This cheap indicator stand doesn't stick that well to the table through the mat, but it's better than what I had before. Had to shim the camera with some electrical tape to make it fit.

The setup is definitely getting as cramped as a FIB chamber with the spindle, camera, optical scope, light, compressed gas spray, and suction all vying for space around the workpiece

Second test recording using the indicator mount. Still some vibration but it's less. You can definitely see a lot better when I stop the spindle, but swarf usually blocks the view a bit during the cut anyway so I think this is probably good enough for livestreaming purposes? I'll be switching to the other microscope for high mag imaging and soldering etc anyway.

I need to move the mic even closer to my mouth or make a conscious effort to speak up, a lot, to be intelligible over the background noise.

This is also postprocessed in Audacity, the raw recording has more noise but might be a bit clearer actually? I'll need to experiment a bit.

https://youtu.be/4dWEbmjVN7g

Mill test 2

YouTube

Top down view of this test cut seen on the Leica. This is the ground plane one layer below the QFN thermal pad. I'm not sure why the board designer put five big vias in the pad for heatsinking and then added reliefs to the plane, but... you'd have to ask them why the plane was on the wrong net first (one of the reasons this board was scrapped years ago lol).

But hey, good practice.

What do y'all think, is this video quality good enough for me to livestream a reworkctf playthrough?

Obviously many of the challenges won't use the mill and if I'm recording with the Leica the video quality will be more like what you see in the still image above.

But the mill is something I have previously not been able to film on at all so I figure anything is progress.

@azonenberg with the first bit it was fine, the second bit it was still pretty bad from the vibrations.
@azonenberg if they used Altium to design it, I would expect they left the default plane connect rule in place and didn't adjust it for the thermal vias.

@gsuberland I can't remember what EDA they used, this was from a contract like a decade ago.
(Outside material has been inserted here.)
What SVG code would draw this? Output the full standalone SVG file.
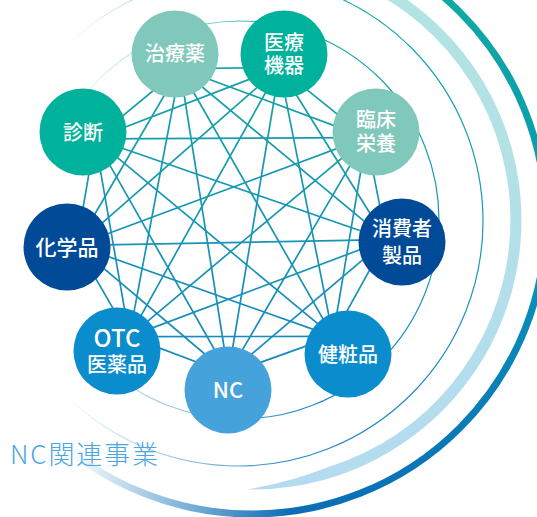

I told the prospective client I didn't have time to do the board, but offered to advise their engineering folks and do some bringup testing since I had expertise in the specific application domain.

Big mistake.

I gave them my signoff checklist, the other contractor they brought in didn't do a full signoff review despite my urging.

When I got boards the first sign of trouble was one of the SOICs being the wrong size and not fitting on the footprint. It got worse from there, while I did salvage a working prototype I probably spent more time debugging and reworking than if I had just done the design myself to begin with.

@gsuberland anyway, thoughts on the video quality (keeping in mind the constraints of the environment)?
@azonenberg I'm in Mauritius at the moment so watching will be a next week thing :)

@azonenberg In a livestream it would be perfectly acceptable to mute the audio while milling, or at least to not comment on it while milling.

Your setup can be improved further, but it is already be very useful as is. I've used pen cameras which can get closer, but the DOF and resolution isn't great.

@azonenberg Not bad for what it is.

For the audio you might try some EQ to take out some of the background noise and to boost your voice range, there seems to be enough difference in freq ranges where it might help.

Getting the mic as close to your mouth as possible always help too, with maybe a tad of compression so with the mill on and louder talking it can keep the channel from clipping with any vocal emphasis.

For the video, I dunno, maybe more light and from a different angle? Some video software has image stabilization, but the vibration frequencies here may be too high, especially with a rolling shutter. Maybe a more stable camera holder? I'm sure the tight arrangement creates all sorts of issues.